What’s the fastest way to operationalize CA-2 across multiple systems?
Standardize the selection memo and COI checklist, then enforce them as entry criteria for every assessment engagement. Put the templates and required evidence list into your GRC workflow so teams cannot close an assessment without the minimum artifacts.
Footnotes
Frequently Asked Questions
Does CA-2 require an external third-party assessor?
No. CA-2 requires you to select an appropriate assessor/team for the assessment type and be able to justify that selection (Source: NIST SP 800-53 Rev. 5 OSCAL JSON). External assessors are one option when independence or specialized expertise is needed.
What’s the minimum documentation that will satisfy most auditors?
Keep a signed Assessor Selection Memo, a COI/independence attestation, proof of competence, and the assessment plan plus final report. If any of those are missing, expect follow-up questions about credibility and completeness.
Can the same team that operates a control assess it?
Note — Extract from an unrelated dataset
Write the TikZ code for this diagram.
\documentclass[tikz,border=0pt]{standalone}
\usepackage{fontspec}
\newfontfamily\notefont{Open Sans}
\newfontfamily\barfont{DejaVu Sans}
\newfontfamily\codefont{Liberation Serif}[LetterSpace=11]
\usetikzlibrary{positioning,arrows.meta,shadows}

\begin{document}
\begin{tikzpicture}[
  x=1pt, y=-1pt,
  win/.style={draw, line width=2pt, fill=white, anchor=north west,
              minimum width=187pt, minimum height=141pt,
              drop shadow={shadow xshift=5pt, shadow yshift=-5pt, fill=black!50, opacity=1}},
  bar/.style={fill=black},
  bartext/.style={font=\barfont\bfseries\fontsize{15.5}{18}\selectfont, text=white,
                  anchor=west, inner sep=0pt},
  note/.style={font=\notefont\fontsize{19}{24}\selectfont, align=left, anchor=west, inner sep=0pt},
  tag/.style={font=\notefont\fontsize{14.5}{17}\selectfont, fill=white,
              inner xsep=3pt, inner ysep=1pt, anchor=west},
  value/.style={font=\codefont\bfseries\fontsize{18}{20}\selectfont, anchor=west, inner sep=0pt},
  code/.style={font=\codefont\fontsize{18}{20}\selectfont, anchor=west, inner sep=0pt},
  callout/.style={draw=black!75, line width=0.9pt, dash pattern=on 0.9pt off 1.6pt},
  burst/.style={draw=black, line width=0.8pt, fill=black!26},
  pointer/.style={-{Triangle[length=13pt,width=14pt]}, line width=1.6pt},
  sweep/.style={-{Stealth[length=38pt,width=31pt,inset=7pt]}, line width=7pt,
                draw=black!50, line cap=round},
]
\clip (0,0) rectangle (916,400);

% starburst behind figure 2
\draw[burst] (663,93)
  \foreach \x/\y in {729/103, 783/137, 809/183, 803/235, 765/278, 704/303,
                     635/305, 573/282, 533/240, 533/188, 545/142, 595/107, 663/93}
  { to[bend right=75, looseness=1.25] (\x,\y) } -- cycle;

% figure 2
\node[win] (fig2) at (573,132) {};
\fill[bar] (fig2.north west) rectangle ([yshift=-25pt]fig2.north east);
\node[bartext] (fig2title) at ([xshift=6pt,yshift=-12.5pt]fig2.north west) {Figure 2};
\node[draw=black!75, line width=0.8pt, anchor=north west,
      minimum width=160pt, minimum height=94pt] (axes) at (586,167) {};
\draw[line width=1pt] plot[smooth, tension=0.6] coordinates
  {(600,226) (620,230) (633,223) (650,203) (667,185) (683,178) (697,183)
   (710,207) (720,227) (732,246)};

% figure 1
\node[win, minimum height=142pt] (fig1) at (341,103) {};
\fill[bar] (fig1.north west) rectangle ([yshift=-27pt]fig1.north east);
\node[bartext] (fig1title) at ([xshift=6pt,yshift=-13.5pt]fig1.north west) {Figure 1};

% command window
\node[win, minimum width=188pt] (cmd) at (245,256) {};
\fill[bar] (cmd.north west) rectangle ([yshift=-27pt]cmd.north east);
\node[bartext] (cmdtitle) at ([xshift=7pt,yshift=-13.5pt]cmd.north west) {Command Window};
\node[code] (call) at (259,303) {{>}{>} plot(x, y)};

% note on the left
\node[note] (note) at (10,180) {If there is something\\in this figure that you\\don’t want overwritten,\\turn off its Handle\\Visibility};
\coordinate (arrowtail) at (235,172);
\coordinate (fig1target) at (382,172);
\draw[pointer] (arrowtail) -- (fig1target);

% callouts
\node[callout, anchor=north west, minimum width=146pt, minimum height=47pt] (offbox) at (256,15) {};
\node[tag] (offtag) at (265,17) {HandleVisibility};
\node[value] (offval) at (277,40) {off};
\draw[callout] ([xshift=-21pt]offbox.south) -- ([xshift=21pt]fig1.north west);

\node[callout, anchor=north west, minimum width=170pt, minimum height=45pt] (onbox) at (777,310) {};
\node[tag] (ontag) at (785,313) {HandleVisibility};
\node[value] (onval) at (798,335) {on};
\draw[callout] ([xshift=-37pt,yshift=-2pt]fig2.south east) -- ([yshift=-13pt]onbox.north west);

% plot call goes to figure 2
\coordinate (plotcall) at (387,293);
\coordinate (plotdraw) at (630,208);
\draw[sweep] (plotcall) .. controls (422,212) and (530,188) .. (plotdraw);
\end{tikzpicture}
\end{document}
That is a common independence conflict. If you allow it, document the exception and add compensating measures such as peer review by a separate team, increased sampling, or independent validation of high-risk controls.
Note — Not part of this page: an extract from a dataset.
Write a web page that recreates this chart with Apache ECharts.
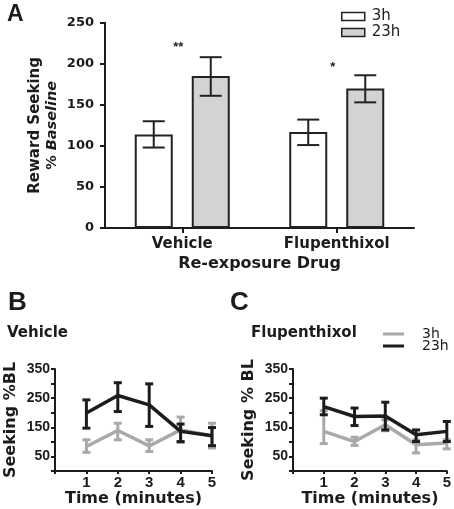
<!DOCTYPE html>
<html><head><meta charset="utf-8">
<script src="https://cdn.jsdelivr.net/npm/echarts@6/dist/echarts.min.js"></script>
<style>html,body{margin:0;padding:0;background:#fff}#c{width:454px;height:509px}</style>
</head><body><div id="c"></div>
<script>
// ---- Panel A data ----
const drugCats = ['Vehicle', 'Flupenthixol'];
const a3hMean = [114, 117];
const a3hLow = [98, 101];
const a3hHigh = [130, 132];
const a23hMean = [185, 170];
const a23hLow = [161, 153];
const a23hHigh = [208, 186];
const sigLabels = ['**', '*'];
const sigLevel = [220, 195];
const aTicks = [0, 50, 100, 150, 200, 250];

// ---- Panels B & C data ----
const minutes = [1, 2, 3, 4, 5];
const veh3hMean = [84, 139, 86, 141, 121];
const veh3hLow = [64, 107, 67, 98, 79];
const veh3hHigh = [107, 164, 107, 185, 164];
const veh23hMean = [199, 259, 227, 136, 121];
const veh23hLow = [147, 204, 153, 101, 87];
const veh23hHigh = [244, 303, 299, 161, 149];

const flu3hMean = [136, 101, 159, 90, 96];
const flu3hLow = [94, 88, 138, 62, 76];
const flu3hHigh = [207, 116, 176, 107, 107];
const flu23hMean = [221, 187, 189, 124, 136];
const flu23hLow = [193, 156, 141, 101, 101];
const flu23hHigh = [250, 216, 236, 141, 170];

const BOLD = 'DejaVu Sans';
const ARIAL = 'Liberation Sans';
const BLACK = '#1c1c1c';
const GREY = '#a9a9a9';

function zip3(a, b, c) { return a.map((v, i) => [v, b[i], c[i]]); }
function pairs(xs, ys) { return xs.map((v, i) => [v, ys[i]]); }

const BAR_W = 38, BAR_GAP = 19;
function barErr(offset) {
  return function (params, api) {
    const i = api.value(0);
    const lo = api.coord([i, api.value(1)]);
    const hi = api.coord([i, api.value(2)]);
    const x = lo[0] + offset, cap = 11;
    const st = { stroke: '#222', lineWidth: 2 };
    return { type: 'group', children: [
      { type: 'line', shape: { x1: x, y1: lo[1], x2: x, y2: hi[1] }, style: st },
      { type: 'line', shape: { x1: x - cap, y1: lo[1], x2: x + cap, y2: lo[1] }, style: st },
      { type: 'line', shape: { x1: x - cap, y1: hi[1], x2: x + cap, y2: hi[1] }, style: st }
    ] };
  };
}
function lineErr(color) {
  return function (params, api) {
    const lo = api.coord([api.value(0), api.value(1)]);
    const hi = api.coord([api.value(0), api.value(2)]);
    const x = lo[0], cap = 4;
    const st = { stroke: color, lineWidth: 3 };
    return { type: 'group', children: [
      { type: 'line', shape: { x1: x, y1: lo[1], x2: x, y2: hi[1] }, style: st },
      { type: 'line', shape: { x1: x - cap, y1: lo[1], x2: x + cap, y2: lo[1] }, style: st },
      { type: 'line', shape: { x1: x - cap, y1: hi[1], x2: x + cap, y2: hi[1] }, style: st }
    ] };
  };
}

const axLine = { show: true, onZero: false, lineStyle: { color: BLACK, width: 2 } };
const axTick = (len) => ({ show: true, length: len, lineStyle: { color: BLACK, width: 2 } });

function smallXAxis(gi) {
  return {
    gridIndex: gi, type: 'value', min: 0, max: 5, interval: 1,
    axisLine: axLine, axisTick: axTick(3), splitLine: { show: false },
    axisLabel: { margin: 4, color: BLACK, fontFamily: ARIAL, fontWeight: 'bold', fontSize: 15,
      formatter: v => (v === 0 ? '' : String(v)) },
    name: 'Time (minutes)', nameLocation: 'middle', nameGap: 20,
    nameTextStyle: { color: BLACK, fontFamily: BOLD, fontWeight: 'bold', fontSize: 16 }
  };
}
function smallYAxis(gi, nm) {
  return {
    gridIndex: gi, type: 'value', min: 0, max: 350, interval: 50,
    axisLine: axLine, axisTick: axTick(4), splitLine: { show: false },
    axisLabel: { margin: 5, color: BLACK, fontFamily: ARIAL, fontWeight: 'bold', fontSize: 14,
      formatter: v => (v % 100 === 50 ? String(v) : '') },
    name: nm, nameLocation: 'middle', nameGap: 36, nameRotate: 90,
    nameTextStyle: { color: BLACK, fontFamily: BOLD, fontWeight: 'bold', fontSize: 16 }
  };
}

const option = {
  animation: false,
  backgroundColor: '#fff',
  title: [
    { text: 'A', left: 7, top: 3, padding: 0, textStyle: { fontFamily: ARIAL, fontWeight: 'bold', fontSize: 23, color: BLACK } },
    { text: 'B', left: 8, top: 290, padding: 0, textStyle: { fontFamily: ARIAL, fontWeight: 'bold', fontSize: 26, color: BLACK } },
    { text: 'C', left: 230, top: 290, padding: 0, textStyle: { fontFamily: ARIAL, fontWeight: 'bold', fontSize: 26, color: BLACK } },
    { text: 'Vehicle', left: 7, top: 326, padding: 0, textStyle: { fontFamily: BOLD, fontWeight: 'bold', fontSize: 15, color: BLACK } },
    { text: 'Flupenthixol', left: 251, top: 326, padding: 0, textStyle: { fontFamily: BOLD, fontWeight: 'bold', fontSize: 15, color: BLACK } }
  ],
  legend: [
    { orient: 'vertical', left: 341, top: 9, padding: 0, itemWidth: 23, itemHeight: 8, itemGap: 1,
      icon: 'rect', selectedMode: false,
      data: [
        { name: '3h', itemStyle: { color: '#fff', borderColor: '#222', borderWidth: 1.5 } },
        { name: '23h', itemStyle: { color: '#d3d3d3', borderColor: '#222', borderWidth: 1.5 } }
      ],
      textStyle: { fontFamily: 'DejaVu Sans', fontSize: 15, color: BLACK, padding: [0, 0, 0, 2] } },
    { orient: 'vertical', left: 383, top: 327, padding: 0, itemWidth: 21, itemHeight: 3, itemGap: -2,
      icon: 'rect', selectedMode: false,
      data: [
        { name: '3h', itemStyle: { color: GREY, borderWidth: 0 } },
        { name: '23h', itemStyle: { color: BLACK, borderWidth: 0 } }
      ],
      textStyle: { fontFamily: 'DejaVu Sans', fontSize: 14, color: BLACK, padding: [0, 0, 0, 13] } }
  ],
  grid: [
    { left: 105, top: 22.7, width: 309, height: 205.3 },
    { left: 55, top: 369, width: 157, height: 102 },
    { left: 293, top: 369, width: 155, height: 102 }
  ],
  xAxis: [
    { gridIndex: 0, type: 'category', data: drugCats,
      axisLine: axLine, axisTick: Object.assign(axTick(5), { alignWithLabel: true }),
      axisLabel: { margin: 9, color: BLACK, fontFamily: BOLD, fontWeight: 'bold', fontSize: 15 },
      name: 'Re-exposure Drug', nameLocation: 'middle', nameGap: 28,
      nameTextStyle: { color: BLACK, fontFamily: BOLD, fontWeight: 'bold', fontSize: 16 } },
    smallXAxis(1), smallXAxis(2)
  ],
  yAxis: [
    { gridIndex: 0, type: 'value', min: aTicks[0], max: aTicks[aTicks.length - 1], interval: 50,
      axisLine: axLine, axisTick: axTick(5), splitLine: { show: false },
      axisLabel: { margin: 11, color: BLACK, fontFamily: BOLD, fontWeight: 'bold', fontSize: 13 },
      name: '{a|Reward Seeking}\n{b|% }{c|Baseline}', nameLocation: 'middle', nameGap: 44, nameRotate: 90,
      nameMoveOverlap: false,
      nameTextStyle: { color: BLACK, align: 'center',
        rich: {
          a: { fontFamily: BOLD, fontWeight: 'bold', fontSize: 15, color: BLACK, lineHeight: 17 },
          b: { fontFamily: BOLD, fontWeight: 'bold', fontSize: 14.5, color: BLACK, lineHeight: 17 },
          c: { fontFamily: BOLD, fontWeight: 'bold', fontStyle: 'italic', fontSize: 14.5, color: BLACK, lineHeight: 17 }
        } } },
    smallYAxis(1, 'Seeking %BL'), smallYAxis(2, 'Seeking % BL')
  ],
  series: [
    { name: '3h', type: 'bar', xAxisIndex: 0, yAxisIndex: 0, data: a3hMean, barWidth: BAR_W, barGap: '50%',
      itemStyle: { color: '#fff', borderColor: '#222', borderWidth: 2 } },
    { name: '23h', type: 'bar', xAxisIndex: 0, yAxisIndex: 0, data: a23hMean, barWidth: BAR_W, barGap: '50%',
      itemStyle: { color: '#d3d3d3', borderColor: '#222', borderWidth: 2 } },
    { type: 'custom', xAxisIndex: 0, yAxisIndex: 0, z: 5, renderItem: barErr(-(BAR_W + BAR_GAP) / 2),
      data: drugCats.map((c, i) => [i, a3hLow[i], a3hHigh[i]]) },
    { type: 'custom', xAxisIndex: 0, yAxisIndex: 0, z: 5, renderItem: barErr((BAR_W + BAR_GAP) / 2),
      data: drugCats.map((c, i) => [i, a23hLow[i], a23hHigh[i]]) },
    { type: 'custom', xAxisIndex: 0, yAxisIndex: 0, z: 5,
      renderItem: function (params, api) {
        const p = api.coord([api.value(0), api.value(1)]);
        return { type: 'text', x: p[0] - 4, y: p[1],
          style: { text: sigLabels[params.dataIndex], fontFamily: ARIAL, fontWeight: 'bold', fontSize: 13,
            fill: BLACK, align: 'center', verticalAlign: 'middle' } };
      },
      data: drugCats.map((c, i) => [i, sigLevel[i]]) },

    // Panel B
    { name: '3h', type: 'line', xAxisIndex: 1, yAxisIndex: 1, data: pairs(minutes, veh3hMean), symbol: 'none',
      lineStyle: { color: GREY, width: 3.5 }, itemStyle: { color: GREY }, z: 2 },
    { type: 'custom', xAxisIndex: 1, yAxisIndex: 1, renderItem: lineErr(GREY), z: 2,
      data: zip3(minutes, veh3hLow, veh3hHigh) },
    { name: '23h', type: 'line', xAxisIndex: 1, yAxisIndex: 1, data: pairs(minutes, veh23hMean), symbol: 'none',
      lineStyle: { color: BLACK, width: 3.5 }, itemStyle: { color: BLACK }, z: 3 },
    { type: 'custom', xAxisIndex: 1, yAxisIndex: 1, renderItem: lineErr(BLACK), z: 3,
      data: zip3(minutes, veh23hLow, veh23hHigh) },

    // Panel C
    { name: '3h', type: 'line', xAxisIndex: 2, yAxisIndex: 2, data: pairs(minutes, flu3hMean), symbol: 'none',
      lineStyle: { color: GREY, width: 3.5 }, itemStyle: { color: GREY }, z: 2 },
    { type: 'custom', xAxisIndex: 2, yAxisIndex: 2, renderItem: lineErr(GREY), z: 2,
      data: zip3(minutes, flu3hLow, flu3hHigh) },
    { name: '23h', type: 'line', xAxisIndex: 2, yAxisIndex: 2, data: pairs(minutes, flu23hMean), symbol: 'none',
      lineStyle: { color: BLACK, width: 3.5 }, itemStyle: { color: BLACK }, z: 3 },
    { type: 'custom', xAxisIndex: 2, yAxisIndex: 2, renderItem: lineErr(BLACK), z: 3,
      data: zip3(minutes, flu23hLow, flu23hHigh) }
  ]
};
const chart = echarts.init(document.getElementById('c'), null, { renderer: 'canvas' });
chart.setOption(option);
</script></body></html>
How do we show “competence” without over-collecting personal data?
Store a qualifications summary relevant to the engagement (skills, prior similar assessments, role on the engagement) rather than full HR records. For external assessors, rely on SOW role descriptions plus bios or resumes provided for the named staff.
We rely on third-party reports (like SOC reports). Does CA-2 still apply?
Yes, because you are still selecting who evaluates and accepts that reliance. Document who performed the mapping and validation work, why they were qualified, and what gaps required additional testing.
What’s the fastest way to operationalize CA-2 across multiple systems?
Standardize the selection memo and COI checklist, then enforce them as entry criteria for every assessment engagement. Put the templates and required evidence list into your GRC workflow so teams cannot close an assessment without the minimum artifacts.